The programme features eleven boys from around the United Kingdom who have challenging behaviour and have been excluded from mainstream school. In an attempt to improve their behaviour, the eleven boys have enrolled in a summer school programme, led by Mr Drew and a small team of teachers and pastoral support staff. The boys' parents also feature in the programme, with their parents receiving lessons and guidance on effective parental techniques and support which will hopefully improve their sons behaviour.

The synopsis for the programme was inspired by UK Government statistics released at the time which revealed that boys aged 12 and under are almost six times more likely than girls to be excluded from school.

==Cast==

Max Carr (left), PE Teacher Dominic Volante (centre) and Max's mum, Ruth (right) in Episode 2

===Summer school staff===

- Stephen Drew; "Mr Drew": The headteacher of the summer school. Previously featured in Educating Essex as one of the schools Deputy Headteachers (2011)
- Dominic Volante: Teacher of PE
- Mark Grist: Teacher of English & Drama
- Lindsay Skinner: Teacher of Mathematics
- Benjamin Vidler: Teacher of Science

===Narrator===
- Nick Frost; 4 episodes

==Episodes==

| No. | Title | Written by | Original release date | UK viewers (millions) |
| 1 | "Episode 1" | Viki Kolar, Vicky Bray & Lisa Cox | 29 April 2014 | 1.7m |
The boys are not keen to play by the rules and there is an altercation before they even make it to their first class. Two of them skip lessons and insult Mr Drew when he investigates.
| 2 | "Episode 2" | Viki Kolar, Vicky Bray & Lisa Cox | 6 May 2014 | 1.6m |
A week into summer school and Mr Drew starts tackling the families' problems head on. He is confronted with some shocking video footage and uproar over the school's healthy snacks policy.
| 3 | "Episode 3" | Viki Kolar, Vicky Bray & Lisa Cox | 13 May 2014 | N/A |
The boys must play a football match against a local team where they're not allowed to swear or foul. Can they rise to the challenge or will the beautiful game turn ugly?
| 4 | "Episode 4" | Viki Kolar, Vicky Bray & Lisa Cox | 20 May 2014 | N/A |
Summer is almost over, but before the boys return home to their normal schools, there is an end-of-term family camping trip, with team activities, marshmallows, and some flare-ups!

==Reception==

Catriona Wightman from the Digital Spy praised the series for its ability to "not paint these boys out to be absolute terrors", but also highlighted the "impossible task" that Mr Drew or Channel 4 had set for him, recognising the challenges of the boys' behaviour in the series.

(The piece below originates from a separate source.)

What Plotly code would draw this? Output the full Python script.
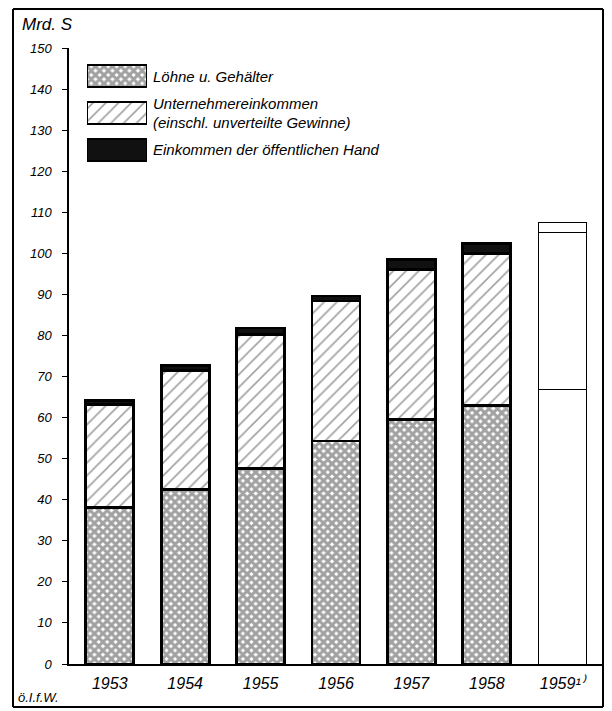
import plotly.graph_objects as go

years = ["1953", "1954", "1955", "1956", "1957", "1958", "1959"]
year_labels = ["1953", "1954", "1955", "1956", "1957", "1958", "1959¹⁾"]
loehne = [38.1, 42.5, 47.6, 54.3, 59.6, 62.9, 66.8]
unternehmer = [25.1, 28.9, 32.6, 34.1, 36.4, 37.0, 38.2]
oeffentlich = [1.0, 1.2, 1.6, 1.2, 2.5, 2.5, 2.6]
series_names = [
    "Löhne u. Gehälter",
    "Unternehmereinkommen<br>(einschl. unverteilte Gewinne)",
    "Einkommen der öffentlichen Hand",
]
y_ticks = list(range(0, 151, 10))

# the page body has an 8px margin; work in window pixels and shift
OFF = 8
W, H = 612 - OFF, 711 - OFF
L, R, T, B = 69, 603, 48, 664  # plot area in window px
pw, ph = R - L, B - T

def px(x):
    return (x - L) / pw

def py(y):
    return (B - y) / ph

FONT = "Liberation Sans"
forecast = [y == "1959" for y in years]

# style per series: (pattern shape, pattern size, solidity, fill colour)
series_styles = [
    ("x", 6, 0.76, "white"),
    ("/", 9, 0.18, "white"),
    ("", 8, 0.5, "#111111"),
]
series_values = [loehne, unternehmer, oeffentlich]

fig = go.Figure()
for vals, name, (shape, size, sol, fill) in zip(series_values, series_names, series_styles):
    shp = ["" if f else shape for f in forecast]
    cols = ["white" if f else fill for f in forecast]
    wids = [1 if f else 2.8 for f in forecast]
    fig.add_trace(go.Bar(
        x=years, y=vals, name=name, showlegend=False,
        marker=dict(
            color=cols,
            line=dict(color="black", width=wids),
            pattern=dict(shape=shp, size=size, solidity=sol,
                         fgcolor="black", fillmode="overlay"),
        ),
    ))

# legend keys: one full-width swatch per series on a small inset axis
fig.add_trace(go.Bar(
    y=series_names, x=[1] * len(series_names), orientation="h",
    xaxis="x2", yaxis="y2", showlegend=False, hoverinfo="skip", width=0.6,
    marker=dict(
        color=[s[3] for s in series_styles],
        line=dict(color="black", width=2),
        pattern=dict(shape=[s[0] for s in series_styles],
                     size=[s[1] for s in series_styles],
                     solidity=[s[2] for s in series_styles],
                     fgcolor="black", fillmode="overlay"),
    ),
))

frame = dict(x0=px(13), x1=px(603), y0=py(707), y1=py(max(5, OFF + 1)))
line_style = dict(color="black", width=2)
shapes = [
    dict(type="line", xref="paper", yref="paper", layer="above", line=line_style,
         x0=frame["x0"], x1=frame["x1"], y0=frame["y1"], y1=frame["y1"]),
    dict(type="line", xref="paper", yref="paper", layer="above", line=line_style,
         x0=frame["x0"], x1=frame["x1"], y0=frame["y0"], y1=frame["y0"]),
    dict(type="line", xref="paper", yref="paper", layer="above", line=line_style,
         x0=frame["x0"], x1=frame["x0"], y0=frame["y0"], y1=frame["y1"]),
    dict(type="line", xref="paper", yref="paper", layer="above", line=line_style,
         x0=frame["x1"], x1=frame["x1"], y0=frame["y0"], y1=frame["y1"]),
]

fig.update_layout(
    width=W, height=H,
    margin=dict(l=L - OFF, r=(W + OFF) - R, t=T - OFF, b=(H + OFF) - B),
    paper_bgcolor="white", plot_bgcolor="white",
    barmode="stack", bargap=0.364,
    font=dict(family=FONT, color="black", size=14, style="italic"),
    showlegend=False,
    xaxis=dict(
        type="category", range=[-0.54, 6.54],
        tickmode="array", tickvals=years, ticktext=year_labels,
        showline=True, linecolor="black", linewidth=2,
        ticks="", showgrid=False, zeroline=False,
        tickfont=dict(size=16, family=FONT, style="italic"),
        ticklabelstandoff=4,
    ),
    yaxis=dict(
        range=[0, 150], tickvals=y_ticks,
        showline=True, linecolor="black", linewidth=1.5,
        ticks="outside", ticklen=5, tickwidth=1.2, tickcolor="black",
        showgrid=False, zeroline=False,
        tickfont=dict(size=13, family=FONT, style="italic"),
        ticklabelstandoff=8,
    ),
    xaxis2=dict(
        domain=[px(87), px(147)], anchor="y2", range=[0, 1],
        visible=False, fixedrange=True,
    ),
    yaxis2=dict(
        domain=[py(168), py(58)], anchor="x2", side="right",
        type="category", autorange="reversed",
        showline=False, showgrid=False, zeroline=False, ticks="",
        tickfont=dict(size=15, family=FONT, style="italic"),
        ticklabelstandoff=5,
    ),
    shapes=shapes,
    annotations=[
        dict(text="Mrd. S", xref="paper", yref="paper", x=px(20), y=py(25),
             xanchor="left", yanchor="middle", showarrow=False,
             font=dict(size=17, family=FONT, style="italic")),
        dict(text="ö.I.f.W.", xref="paper", yref="paper", x=px(16), y=py(697),
             xanchor="left", yanchor="middle", showarrow=False,
             font=dict(size=13, family=FONT, style="italic")),
    ],
)

fig.write_html("out.html")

Pat Thomson, Professor of Education at the University of Nottingham criticised the programme, claiming that the majority of boys from working families who may display challenging behaviour would not be able to afford fees associated with a summer school programme similar to what was featured in the programme.

The Metro gave the series favourable reviews, claiming that "Mr Drew had been missed" since his last appearance on television in Educating Essex.